Attention, la mixité sociale est en danger

Il nous souvient de la réflexion de Jean Jaurès : partir du réel pour aller vers l’idéal. A l’écoute de certaines propositions et de projets de loi, la prise en compte du réel ne conduirait–elle pas à aggraver l’accablement d’une société qui n’a cure de cette exigence, alors qu’elle seule peut déchirer les ombres de l’horizon.

L’actualité politique met de nouveau en question la loi Solidarité et Renouvellement Urbains, bien connue par son acronyme SRU. Le nouveau ministre délégué au logement juge nécessaire de l’assouplir pour atténuer la grave crise du logement que nous traversons.

Une crise pour les plus précaires qui en sont les premières victimes. Cette loi du 13 décembre 2000, obtenue de haute lutte est un rempart. Insuffisant certes, mais ce n’est pas en le lézardant que la situation s’améliorera sauf à considérer que les plus vulnérables peuvent être laissés pour compte.

Quel drame, où allons-nous !

Puissions-nous entendre Paul Ricœur rappeler que l’objet de la responsabilité est le fragile, pour être confié à notre garde, à notre soin.

Quel soin offre ce projet de loi intégrant des logements intermédiaires dans le quota des logements sociaux. Le monde associatif, mais pas seulement, relève deux conséquences dommageables et iniques, le mépris des plus pauvres et une reconnaissance des élus qui se sont affranchis de la loi, préférant payer des pénalités plutôt que de construire un habitat social. Quelle iniquité ?

Auraient-ils eu raison, plus vraisemblablement la raison a déserté les cœurs.

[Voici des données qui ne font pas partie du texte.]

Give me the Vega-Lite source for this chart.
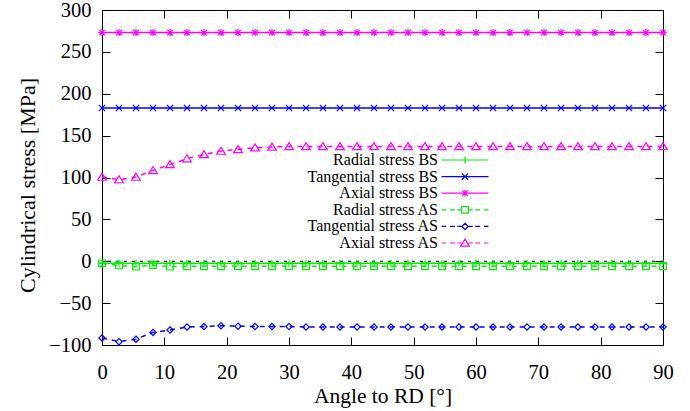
{
  "$schema": "https://vega.github.io/schema/vega-lite/v6.json",
  "width": 561,
  "height": 335,
  "autosize": "none",
  "padding": {"left": 102, "top": 10, "right": 27, "bottom": 66},
  "background": "white",
  "config": {
    "view": {"stroke": "black", "strokeWidth": 1},
    "font": "Liberation Serif"
  },
  "datasets": {
    "main": [
      {"a": 0, "Radial stress BS": -2.5, "Tangential stress BS": 183, "Axial stress BS": 273, "Radial stress AS": -2.5, "Tangential stress AS": -91.5, "Axial stress AS": 100.5},
      {"a": 2.73, "Radial stress BS": -2.5, "Tangential stress BS": 183, "Axial stress BS": 273, "Radial stress AS": -5, "Tangential stress AS": -96, "Axial stress AS": 97.5},
      {"a": 5.45, "Radial stress BS": -2.5, "Tangential stress BS": 183, "Axial stress BS": 273, "Radial stress AS": -6.5, "Tangential stress AS": -93, "Axial stress AS": 100.5},
      {"a": 8.18, "Radial stress BS": -2.5, "Tangential stress BS": 183, "Axial stress BS": 273, "Radial stress AS": -4.5, "Tangential stress AS": -85, "Axial stress AS": 108.5},
      {"a": 10.91, "Radial stress BS": -2.5, "Tangential stress BS": 183, "Axial stress BS": 273, "Radial stress AS": -6.5, "Tangential stress AS": -82, "Axial stress AS": 115.5},
      {"a": 13.64, "Radial stress BS": -2.5, "Tangential stress BS": 183, "Axial stress BS": 273, "Radial stress AS": -6, "Tangential stress AS": -78.5, "Axial stress AS": 122.5},
      {"a": 16.36, "Radial stress BS": -2.5, "Tangential stress BS": 183, "Axial stress BS": 273, "Radial stress AS": -6, "Tangential stress AS": -78, "Axial stress AS": 127.5},
      {"a": 19.09, "Radial stress BS": -2.5, "Tangential stress BS": 183, "Axial stress BS": 273, "Radial stress AS": -6, "Tangential stress AS": -77, "Axial stress AS": 131.5},
      {"a": 21.82, "Radial stress BS": -2.5, "Tangential stress BS": 183, "Axial stress BS": 273, "Radial stress AS": -6, "Tangential stress AS": -77.5, "Axial stress AS": 133.5},
      {"a": 24.55, "Radial stress BS": -2.5, "Tangential stress BS": 183, "Axial stress BS": 273, "Radial stress AS": -6, "Tangential stress AS": -78, "Axial stress AS": 135.5},
      {"a": 27.27, "Radial stress BS": -2.5, "Tangential stress BS": 183, "Axial stress BS": 273, "Radial stress AS": -6, "Tangential stress AS": -78, "Axial stress AS": 136.5},
      {"a": 30, "Radial stress BS": -2.5, "Tangential stress BS": 183, "Axial stress BS": 273, "Radial stress AS": -6, "Tangential stress AS": -78, "Axial stress AS": 137},
      {"a": 32.73, "Radial stress BS": -2.5, "Tangential stress BS": 183, "Axial stress BS": 273, "Radial stress AS": -6, "Tangential stress AS": -78.5, "Axial stress AS": 137},
      {"a": 35.45, "Radial stress BS": -2.5, "Tangential stress BS": 183, "Axial stress BS": 273, "Radial stress AS": -6, "Tangential stress AS": -78.5, "Axial stress AS": 137},
      {"a": 38.18, "Radial stress BS": -2.5, "Tangential stress BS": 183, "Axial stress BS": 273, "Radial stress AS": -6, "Tangential stress AS": -78.5, "Axial stress AS": 137},
      {"a": 40.91, "Radial stress BS": -2.5, "Tangential stress BS": 183, "Axial stress BS": 273, "Radial stress AS": -6, "Tangential stress AS": -78.5, "Axial stress AS": 137},
      {"a": 43.64, "Radial stress BS": -2.5, "Tangential stress BS": 183, "Axial stress BS": 273, "Radial stress AS": -6, "Tangential stress AS": -78.5, "Axial stress AS": 137},
      {"a": 46.36, "Radial stress BS": -2.5, "Tangential stress BS": 183, "Axial stress BS": 273, "Radial stress AS": -6, "Tangential stress AS": -78.5, "Axial stress AS": 137},
      {"a": 49.09, "Radial stress BS": -2.5, "Tangential stress BS": 183, "Axial stress BS": 273, "Radial stress AS": -6, "Tangential stress AS": -78.5, "Axial stress AS": 137},
      {"a": 51.82, "Radial stress BS": -2.5, "Tangential stress BS": 183, "Axial stress BS": 273, "Radial stress AS": -6, "Tangential stress AS": -78.5, "Axial stress AS": 137},
      {"a": 54.55, "Radial stress BS": -2.5, "Tangential stress BS": 183, "Axial stress BS": 273, "Radial stress AS": -6, "Tangential stress AS": -78.5, "Axial stress AS": 137},
      {"a": 57.27, "Radial stress BS": -2.5, "Tangential stress BS": 183, "Axial stress BS": 273, "Radial stress AS": -6, "Tangential stress AS": -78.5, "Axial stress AS": 137},
      {"a": 60, "Radial stress BS": -2.5, "Tangential stress BS": 183, "Axial stress BS": 273, "Radial stress AS": -6, "Tangential stress AS": -78.5, "Axial stress AS": 137},
      {"a": 62.73, "Radial stress BS": -2.5, "Tangential stress BS": 183, "Axial stress BS": 273, "Radial stress AS": -6, "Tangential stress AS": -78.5, "Axial stress AS": 137},
      {"a": 65.45, "Radial stress BS": -2.5, "Tangential stress BS": 183, "Axial stress BS": 273, "Radial stress AS": -6, "Tangential stress AS": -78.5, "Axial stress AS": 137},
      {"a": 68.18, "Radial stress BS": -2.5, "Tangential stress BS": 183, "Axial stress BS": 273, "Radial stress AS": -6, "Tangential stress AS": -78.5, "Axial stress AS": 137},
      {"a": 70.91, "Radial stress BS": -2.5, "Tangential stress BS": 183, "Axial stress BS": 273, "Radial stress AS": -6, "Tangential stress AS": -78.5, "Axial stress AS": 137},
      {"a": 73.64, "Radial stress BS": -2.5, "Tangential stress BS": 183, "Axial stress BS": 273, "Radial stress AS": -6, "Tangential stress AS": -78.5, "Axial stress AS": 137},
      {"a": 76.36, "Radial stress BS": -2.5, "Tangential stress BS": 183, "Axial stress BS": 273, "Radial stress AS": -6, "Tangential stress AS": -78.5, "Axial stress AS": 137},
      {"a": 79.09, "Radial stress BS": -2.5, "Tangential stress BS": 183, "Axial stress BS": 273, "Radial stress AS": -6, "Tangential stress AS": -78.5, "Axial stress AS": 137},
      {"a": 81.82, "Radial stress BS": -2.5, "Tangential stress BS": 183, "Axial stress BS": 273, "Radial stress AS": -6, "Tangential stress AS": -78.5, "Axial stress AS": 137},
      {"a": 84.55, "Radial stress BS": -2.5, "Tangential stress BS": 183, "Axial stress BS": 273, "Radial stress AS": -6, "Tangential stress AS": -78.5, "Axial stress AS": 137},
      {"a": 87.27, "Radial stress BS": -2.5, "Tangential stress BS": 183, "Axial stress BS": 273, "Radial stress AS": -6, "Tangential stress AS": -78.5, "Axial stress AS": 137},
      {"a": 90, "Radial stress BS": -2.5, "Tangential stress BS": 183, "Axial stress BS": 273, "Radial stress AS": -6, "Tangential stress AS": -78.5, "Axial stress AS": 137}
    ],
    "zero": [{"z": 0}]
  },
  "layer": [
    {
      "data": {"name": "zero"},
      "mark": {"type": "rule", "color": "black", "strokeDash": [3, 5], "strokeWidth": 1},
      "encoding": {
        "y": {"field": "z", "type": "quantitative", "axis": null}
      }
    },
    {
      "data": {"name": "main"},
      "transform": [{"fold": ["Radial stress BS", "Tangential stress BS", "Axial stress BS", "Radial stress AS", "Tangential stress AS", "Axial stress AS"], "as": ["series", "value"]}],
      "mark": {"type": "line", "strokeWidth": 1.5},
      "encoding": {
        "x": {
          "field": "a", "type": "quantitative",
          "scale": {"domain": [0, 90], "nice": false},
          "axis": {"orient": "bottom", "values": [0, 10, 20, 30, 40, 50, 60, 70, 80, 90], "tickSize": -8, "tickColor": "black", "domain": false, "grid": false,
            "labelFont": "Liberation Serif", "labelFontSize": 20.5, "labelColor": "black", "labelPadding": 25, "labelFlush": false,
            "title": "Angle to RD [°]", "titleFont": "Liberation Serif", "titleFontSize": 21.5, "titleFontWeight": "normal", "titleColor": "black", "titleY": 51, "titleBaseline": "middle"}
        },
        "y": {
          "field": "value", "type": "quantitative",
          "scale": {"domain": [-100, 300], "nice": false},
          "axis": {"orient": "left", "values": [-100, -50, 0, 50, 100, 150, 200, 250, 300], "tickSize": -8, "tickColor": "black", "domain": false, "grid": false,
            "labelFont": "Liberation Serif", "labelFontSize": 20.5, "labelColor": "black", "labelPadding": 19, "labelFlush": false,
            "title": "Cylindrical stress [MPa]", "titleFont": "Liberation Serif", "titleFontSize": 22, "titleFontWeight": "normal", "titleColor": "black", "titleX": -75, "titleY": 175, "titleBaseline": "middle", "titleAngle": -90}
        },
        "color": {
          "field": "series", "type": "nominal",
          "scale": {"domain": ["Radial stress BS", "Tangential stress BS", "Axial stress BS", "Radial stress AS", "Tangential stress AS", "Axial stress AS"],
                    "range": ["#00ee00", "#0000ff", "#ff00ff", "#00ee00", "#0000ff", "#ff00ff"]},
          "legend": null
        },
        "strokeDash": {
          "field": "series", "type": "nominal",
          "scale": {"domain": ["Radial stress BS", "Tangential stress BS", "Axial stress BS", "Radial stress AS", "Tangential stress AS", "Axial stress AS"],
                    "range": [[1, 0], [1, 0], [1, 0], [5, 5], [5, 5], [5, 5]]},
          "legend": null
        }
      }
    },
    {
      "data": {"name": "main"},
      "transform": [{"fold": ["Radial stress BS", "Tangential stress BS", "Axial stress BS", "Radial stress AS", "Tangential stress AS", "Axial stress AS"], "as": ["series", "value"]}],
      "mark": {"type": "point", "filled": false, "strokeWidth": 1.2, "size": 49, "opacity": 1},
      "encoding": {
        "x": {"field": "a", "type": "quantitative", "axis": null},
        "y": {"field": "value", "type": "quantitative", "axis": null},
        "color": {"field": "series", "type": "nominal", "legend": null},
        "shape": {
          "field": "series", "type": "nominal",
          "scale": {"domain": ["Radial stress BS", "Tangential stress BS", "Axial stress BS", "Radial stress AS", "Tangential stress AS", "Axial stress AS"],
                    "range": ["M-1,0H1M0,-1V1", "M-0.9,-0.9L0.9,0.9M-0.9,0.9L0.9,-0.9", "M-1,0H1M0,-1V1M-0.8,-0.8L0.8,0.8M-0.8,0.8L0.8,-0.8", "M-0.95,-0.95H0.95V0.95H-0.95Z", "M0,-0.9L0.9,0L0,0.9L-0.9,0Z", "M0,-1.1L1.25,0.9H-1.25Z"]},
          "legend": null
        }
      }
    },
    {
      "data": {"name": "main"},
      "transform": [
        {"fold": ["Radial stress BS", "Tangential stress BS", "Axial stress BS", "Radial stress AS", "Tangential stress AS", "Axial stress AS"], "as": ["series", "value"]},
        {"filter": "datum.a == 0"}
      ],
      "mark": {"type": "point", "filled": false, "opacity": 0, "size": 49},
      "encoding": {
        "x": {"field": "a", "type": "quantitative",
          "axis": {"orient": "top", "values": [0, 10, 20, 30, 40, 50, 60, 70, 80, 90], "tickSize": -8, "tickColor": "black", "domain": false, "grid": false, "labels": false, "title": null}},
        "y": {"field": "value", "type": "quantitative",
          "axis": {"orient": "right", "values": [-100, -50, 0, 50, 100, 150, 200, 250, 300], "tickSize": -8, "tickColor": "black", "domain": false, "grid": false, "labels": false, "title": null}},
        "color": {
          "field": "series", "type": "nominal",
          "legend": {
            "orient": "none", "legendX": 355, "legendY": 142, "padding": 0,
            "title": null,
            "labelFont": "Liberation Serif", "labelFontSize": 16, "labelColor": "black",
            "labelAlign": "right", "labelOffset": -35, "labelLimit": 300,
            "symbolSize": 49, "symbolStrokeWidth": 1.2, "symbolFillColor": "transparent",
            "symbolStrokeColor": {"expr": "indexof(datum.value, 'Radial') >= 0 ? '#00ee00' : (indexof(datum.value, 'Tangential') >= 0 ? '#0000ff' : '#ff00ff')"},
            "symbolOpacity": 1,
            "rowPadding": 0.6
          }
        },
        "shape": {
          "field": "series", "type": "nominal",
          "scale": {"domain": ["Radial stress BS", "Tangential stress BS", "Axial stress BS", "Radial stress AS", "Tangential stress AS", "Axial stress AS"],
                    "range": [
                      "M-6.7,0H6.7M-1,0H1M0,-1V1",
                      "M-6.7,0H6.7M-0.9,-0.9L0.9,0.9M-0.9,0.9L0.9,-0.9",
                      "M-6.7,0H6.7M-1,0H1M0,-1V1M-0.8,-0.8L0.8,0.8M-0.8,0.8L0.8,-0.8",
                      "M-6.7,0H-5.4M-4.3,0H-2.9M-2.2,0H-0.95M0.95,0H2.2M2.9,0H4.3M5.4,0H6.7M-0.95,-0.95H0.95V0.95H-0.95Z",
                      "M-6.7,0H-5.4M-4.3,0H-2.9M-2.2,0H-0.9M0.9,0H2.2M2.9,0H4.3M5.4,0H6.7M0,-0.9L0.9,0L0,0.9L-0.9,0Z",
                      "M-6.7,0H-5.4M-4.3,0H-2.9M-2.2,0H-1M1,0H2.2M2.9,0H4.3M5.4,0H6.7M0,-1.1L1.25,0.9H-1.25Z"
                    ]},
          "legend": {
            "orient": "none", "legendX": 355, "legendY": 142, "padding": 0,
            "title": null,
            "labelFont": "Liberation Serif", "labelFontSize": 16, "labelColor": "black",
            "labelAlign": "right", "labelOffset": -35, "labelLimit": 300,
            "symbolSize": 49, "symbolStrokeWidth": 1.2, "symbolFillColor": "transparent",
            "symbolStrokeColor": {"expr": "indexof(datum.value, 'Radial') >= 0 ? '#00ee00' : (indexof(datum.value, 'Tangential') >= 0 ? '#0000ff' : '#ff00ff')"},
            "symbolOpacity": 1,
            "rowPadding": 0.6
          }
        }
      }
    }
  ],
  "resolve": {"scale": {"shape": "independent"}, "axis": {"x": "independent", "y": "independent"}}
}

Ce projet de loi, une mesure électoraliste qui se présente comme une attention aux classes moyennes. Si elles peinent effectivement à se loger dans les villes et les Métropoles, elles ont trop le respect de l’égalité et de la fraternité pour applaudir à cette orientation, blessante pour les valeurs de notre civilisation. Ne serait-ce pas entrer dans l’avenir à reculons pour reprendre les mots de Valéry.

Qui peut consentir sur un plan éthique que la reconnaissance du droit au logement pour tous se réalise au préjudice de ceux qui attendent longtemps, très longtemps, parfois des années un appartement décent. Quelle faute d’imaginer que ceux qui comptent déjà si peu dans la Société puissent être perçus comme une variable d’ajustement pour résorber ou atténuer la crise, alors qu’elle l’aggraverait en lui ajoutant de honteuses discriminations.

Au regard de tant d’abîmes, l’urgence est de bâtir des passerelles. La loi SRU est de celles-là pour faire exister, depuis près d’un quart de siècle, la mixité sociale, un des piliers de la fraternité.

Le 27 octobre 2023, lors du Conseil Interministériel des Villes, Mme Elisabeth Borne, alors Première Ministre, fit une annonce qui aurait mérité plus d’attention, s’inquiétant de la situation des quartiers dits prioritaires qui se meurent socialement, pour être les lieux d’assignation des plus pauvres.

La mixité sociale trouvait ce jour-là un soutien, mais en ces jours, elle est de nouveau mise à mal alors qu’elle est la condition nécessaire pour retisser des liens singulièrement déchirés.

Peut-être, sera-t-il objecté, quelle place pour les classes moyennes.

Il convient de rappeler que plus de 70 % de nos concitoyens sont éligibles en terme de revenu aux logements sociaux. Cette observation devrait se présenter comme l’aiguillon d’un marché immobilier à des coûts maîtrisés, d’où une vigilance sur les charges foncières, notamment dans les grandes villes.

Le logement représente une telle charge au sein des ménages qu’il participe à ce sentiment d’accablement.

Lutter contre la spéculation et l’enrichissement nés de l’investissement de l’Etat et des Collectivités Locales via les équipements publics, devrait trouver un consensus participant à cette prise en compte du réel, non pour le recevoir comme une fatalité, mais comme un défi à surmonter pour aller vers cet idéal souligné par Jaurès.

Cet idéal a ici pour nom, la fraternité.